Inventory Management Strategies
Successful purchasing calendars balance freshness against the practicalities of inventory management.
- Purchase 3-4 months of inventory for high-turnover coffees
- Store green coffee in climate-controlled environments at 60-70°F
- Monitor humidity levels to prevent moisture loss or absorption
- Rotate stock using first-in, first-out protocols
- Track cupping scores monthly to identify quality changes
Smaller roasteries may prefer more frequent, smaller purchases to minimize storage requirements. Larger operations can justify climate-controlled warehousing that extends usable shelf life.
Securing Allocations and Building Relationships
High-quality micro-lots sell out quickly. Roasteries competing for limited offerings need to establish purchasing patterns that earn importer priority.
- Commit to annual contracts for consistent origins
- Provide deposit payments to secure pre-arrival allocations
- Attend origin trips or cupping events to strengthen partnerships
- Communicate volume forecasts early in the harvest cycle
- Pay invoices promptly to maintain preferred buyer status
Intercontinental Coffee Trading works directly with roasteries to align purchasing schedules with harvest arrivals, ensuring access to fresh crop offerings across all major origins. Contact our team to discuss allocation availability and build a purchasing calendar that supports your quality standards.
Long-Term Planning and Market Awareness
Coffee markets fluctuate based on weather, political conditions, and global demand. A purchasing calendar should account for these variables.

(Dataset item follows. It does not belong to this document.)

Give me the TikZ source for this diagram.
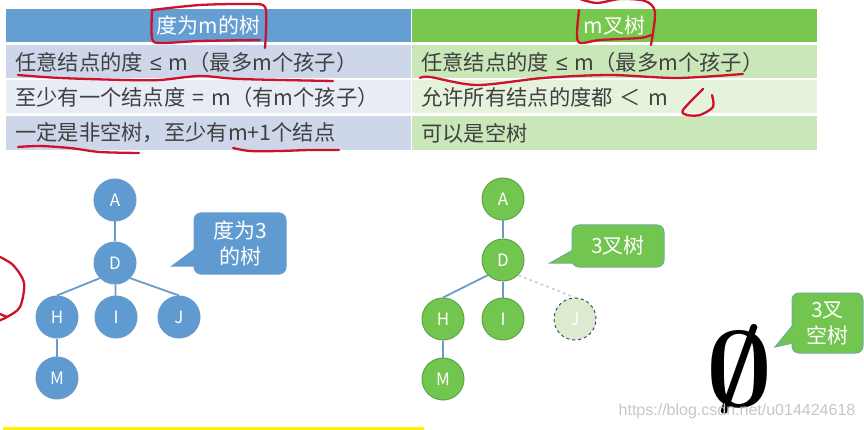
\documentclass[tikz,border=0pt]{standalone}
\usepackage{fontspec}
\usepackage{graphicx}
\setmainfont{Noto Sans CJK SC}
\newfontfamily\markfont{Liberation Sans}
\definecolor{bluehead}{HTML}{659FD2}
\definecolor{bluedark}{HTML}{CDD7E9}
\definecolor{bluelight}{HTML}{E8ECF5}
\definecolor{greenhead}{HTML}{78C850}
\definecolor{greendark}{HTML}{C9E7B9}
\definecolor{greenlight}{HTML}{E5F3DD}
\definecolor{ghostgreen}{HTML}{DCEBD0}
\definecolor{bluenode}{HTML}{5F9BD0}
\definecolor{blueline}{HTML}{6A9BCB}
\definecolor{greennode}{HTML}{72C54E}
\definecolor{greenedge}{HTML}{5FA648}
\definecolor{penred}{HTML}{D0112B}
\tikzset{
  headcell/.style={minimum width=405pt,minimum height=33pt,inner sep=0pt,text=white,font=\fontsize{21}{24}\selectfont},
  rowcell/.style={anchor=west,minimum width=405pt,inner sep=0pt,inner xsep=9pt,text width=387pt,text=black!75,font=\fontsize{21.3}{24}\selectfont},
  bluetree/.style={circle,minimum size=42pt,inner sep=0pt,fill=bluenode,draw=blueline,line width=1pt,text=white,font=\fontsize{17}{18}\selectfont},
  greentree/.style={bluetree,fill=greennode,draw=greenedge},
  ghosttree/.style={bluetree,fill=ghostgreen,draw=blueline!50!black,dashed,text=white},
  treeline/.style={draw=blueline,line width=1.8pt},
  ghostline/.style={draw=blueline!40,line width=1.8pt,dashed},
  bubble/.style={rounded corners=7pt,inner sep=0pt,line width=1pt,text=white,align=center,font=\fontsize{21}{26}\selectfont},
  redpen/.style={draw=penred,line width=2.3pt,line cap=round,line join=round},
}
\begin{document}
\begin{tikzpicture}[x=1pt,y=-1pt]
\clip(0,0)rectangle(864,430);
\fill[white](0,0)rectangle(864,430);
\node[headcell,fill=bluehead](lhead)at(208.5,25.5){度为m的树};
\node[headcell,fill=greenhead](rhead)at(614.5,25.5){m叉树};
\foreach \n/\y/\h/\c/\v in {1/62/33/bluedark/任意结点的度 {\markfont ≤} m（最多m个孩子）,2/97/33/bluelight/至少有一个结点度 = m（有m个孩子）,3/133/34/bluedark/一定是非空树，至少有m+1个结点}
  \node[rowcell,minimum height=\h pt,fill=\c](lrow\n)at(6,\y){\v};
\foreach \n/\y/\h/\c/\v in {1/62/33/greendark/任意结点的度 {\markfont ≤} m（最多m个孩子）,2/97/33/greenlight/允许所有结点的度都 ＜ m,3/133/34/greendark/可以是空树}
  \node[rowcell,minimum height=\h pt,fill=\c](rrow\n)at(412,\y){\v};
\foreach \v/\x/\y in {A/115/200,D/115/263,H/57/317,I/116/317,J/179/317,M/57/378}
  \node[bluetree](l\v)at(\x,\y){\v};
\foreach \v/\x/\y in {A/503/199,D/503/260,H/443/319,I/503/319,M/443/379}
  \node[greentree](r\v)at(\x,\y){\v};
\node[ghosttree](rJ)at(575,319){J};
\foreach \a/\b in {lA/lD,lD/lI,lH/lM,rA/rD,rD/rI,rH/rM}
  \draw[treeline](\a)--(\b);
\foreach \a/\b in {lD.225/lH.north,lD.-45/lJ.north,rD.225/rH.north}
  \draw[treeline](\a)--(\b);
\draw[ghostline](rD.-45)--(rJ.north);
\node[bubble,fill=bluenode,draw=blueline,minimum width=92pt,minimum height=61pt](lbub)at(240,243.5){度为3\\的树};
\draw[fill=bluenode,draw=blueline,line width=1pt](195,249)--(172,266)--(195,266);
\node[bubble,fill=greennode,draw=blueline!60!greennode,minimum width=92pt,minimum height=42pt](rbub)at(618,246){3叉树};
\draw[fill=greennode,draw=blueline!60!greennode,line width=1pt](573,250)--(550,263)--(573,263);
\node[bubble,fill=greennode,draw=blueline!60!greennode,minimum width=71pt,minimum height=60pt](ebub)at(827.5,323){3叉\\空树};
\draw[fill=greennode,draw=blueline!60!greennode,line width=1pt](793,325)--(775,347)--(793,343);
\node[inner sep=0pt](empty)at(740,369){\scalebox{11.5}[10.7]{\boldmath$\emptyset$}};
\node[text=black!22,inner sep=0pt,font=\markfont\fontsize{16}{18}\selectfont](mark)at(737,411){https://blog.csdn.net/u014424618};
\fill[yellow](3,427)rectangle(424,430);
\draw[redpen]plot[smooth]coordinates{(152,10)(200,5)(250,4)(265,7)(266,30)(265,48)};
\draw[redpen]plot[smooth]coordinates{(152,10)(152,38)(160,43)(200,41)(260,40)};
\draw[redpen]plot[smooth]coordinates{(18,75)(60,78)(125,80)(160,80)(200,76)(240,79)(333,81)};
\draw[redpen]plot[smooth]coordinates{(18,147)(40,146)(70,148)(100,152)(139,153)};
\draw[redpen]plot[smooth]coordinates{(233,148)(250,151)(280,151)(310,150)(339,150)};
\draw[redpen]plot[smooth]coordinates{(579,10)(577,33)(580,43)(600,40)(640,38)(651,35)};
\draw[redpen]plot[smooth]coordinates{(580,-1)(597,3)(620,-1)(645,1)(655,12)(651,45)};
\draw[redpen]plot[smooth]coordinates{(420,78)(430,77)(477,85)(543,78)(610,75)(677,78)(743,74)};
\draw[redpen]plot[smooth]coordinates{(703,89)(683,110)(687,115)(700,115)(713,107)(712,95)};
\draw[redpen]plot[smooth]coordinates{(-2,256)(13,265)(24,283)(20,307)(7,317)(-2,321)};
\draw[redpen](0,314)--(7,317);
\end{tikzpicture}
\end{document}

Monitor crop reports from major origins. A drought in Brazil or frost in Colombia affects global supply and pricing months before harvest arrives.

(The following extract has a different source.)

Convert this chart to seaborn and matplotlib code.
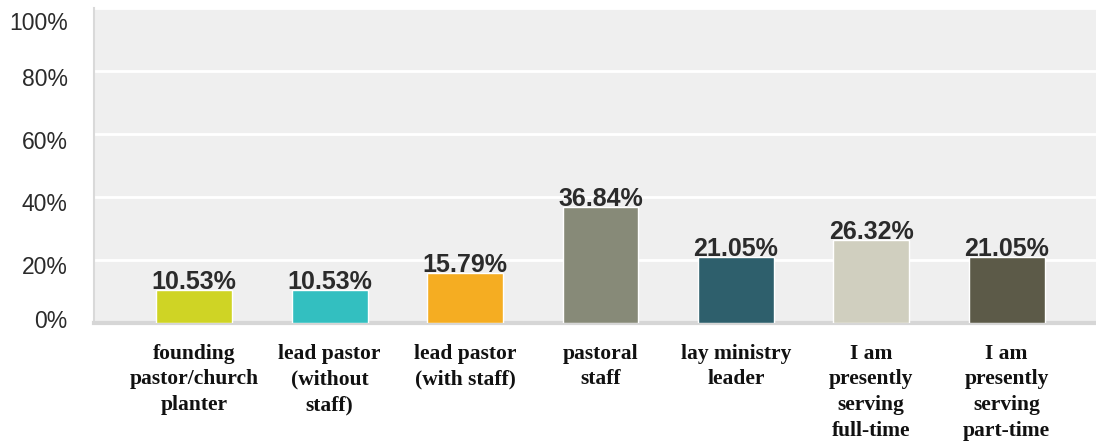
import matplotlib
matplotlib.use("Agg")
import matplotlib.pyplot as plt
import matplotlib.transforms as mtransforms
import seaborn as sns
import pandas as pd

# Survey responses: current ministry role
categories = [
    "founding\npastor/church\nplanter",
    "lead pastor\n(without\nstaff)",
    "lead pastor\n(with staff)",
    "pastoral\nstaff",
    "lay ministry\nleader",
    "I am\npresently\nserving\nfull-time",
    "I am\npresently\nserving\npart-time",
]
percentages = [10.53, 10.53, 15.79, 36.84, 21.05, 26.32, 21.05]
bar_colors = ["#cfd425", "#33bfc0", "#f5ad22", "#878a78", "#2e5f6c", "#d0cfbf", "#5c5a48"]
y_ticks = [0, 20, 40, 60, 80, 100]
y_tick_labels = ["0%", "20%", "40%", "60%", "80%", "100%"]

df = pd.DataFrame({"role": categories, "pct": percentages})

sns.set_theme(style="white")
plt.rcParams["font.family"] = ["Liberation Sans", "DejaVu Sans"]

fig = plt.figure(figsize=(10.96, 4.41), dpi=100)
ax = fig.add_axes([0.0858, 0.268, 0.9142, 0.714])
ax.set_facecolor("#efefef")

sns.barplot(data=df, x="role", y="pct", hue="role", palette=bar_colors,
            legend=False, width=0.56, saturation=1, ax=ax, zorder=3)

ax.set_ylim(0, 100)
ax.set_xlim(-0.74, 6.66)
ax.set_yticks(y_ticks)
ax.set_yticklabels(y_tick_labels, fontsize=16.5, color="#2b2b2b")
ax.yaxis.grid(True, color="white", linewidth=2, zorder=0)
ax.set_axisbelow(True)
ax.tick_params(axis="y", length=0, pad=19)
ax.tick_params(axis="x", length=0, pad=15)
ax.set_xlabel("")
ax.set_ylabel("")

# y labels sit slightly below their gridlines
label_shift_px = [-4, 5, 5, 6, 6, 13]
for lbl, dy in zip(ax.get_yticklabels(), label_shift_px):
    lbl.set_transform(lbl.get_transform() +
                      mtransforms.ScaledTranslation(0, -dy / 100, fig.dpi_scale_trans))

for lbl in ax.get_xticklabels():
    lbl.set_fontfamily(["Liberation Serif", "DejaVu Serif"])
    lbl.set_fontweight("bold")
    lbl.set_fontsize(15.5)
    lbl.set_color("#111111")
    lbl.set_verticalalignment("top")
    lbl.set_horizontalalignment("center")
    lbl.set_linespacing(1.38)

for spine in ["top", "right"]:
    ax.spines[spine].set_visible(False)
ax.spines["left"].set_color("#d9d9d9")
ax.spines["left"].set_linewidth(1.5)
ax.spines["bottom"].set_color("#d6d6d6")
ax.spines["bottom"].set_linewidth(3)

for container in ax.containers:
    ax.bar_label(container, labels=[f"{v:.2f}%" for v in container.datavalues],
                 fontsize=18, fontweight="bold", color="#2b2b2b", padding=-3)

fig.savefig("out.png", dpi=100)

Diversify your origin portfolio to reduce exposure to single-country risks. If one origin experiences a poor harvest, alternatives keep your roastery operational.
Build cash reserves that allow opportunistic purchasing when exceptional lots become available outside your normal calendar.
Planning ahead transforms purchasing from reactive ordering into strategic sourcing that supports consistent quality and healthier margins throughout the year.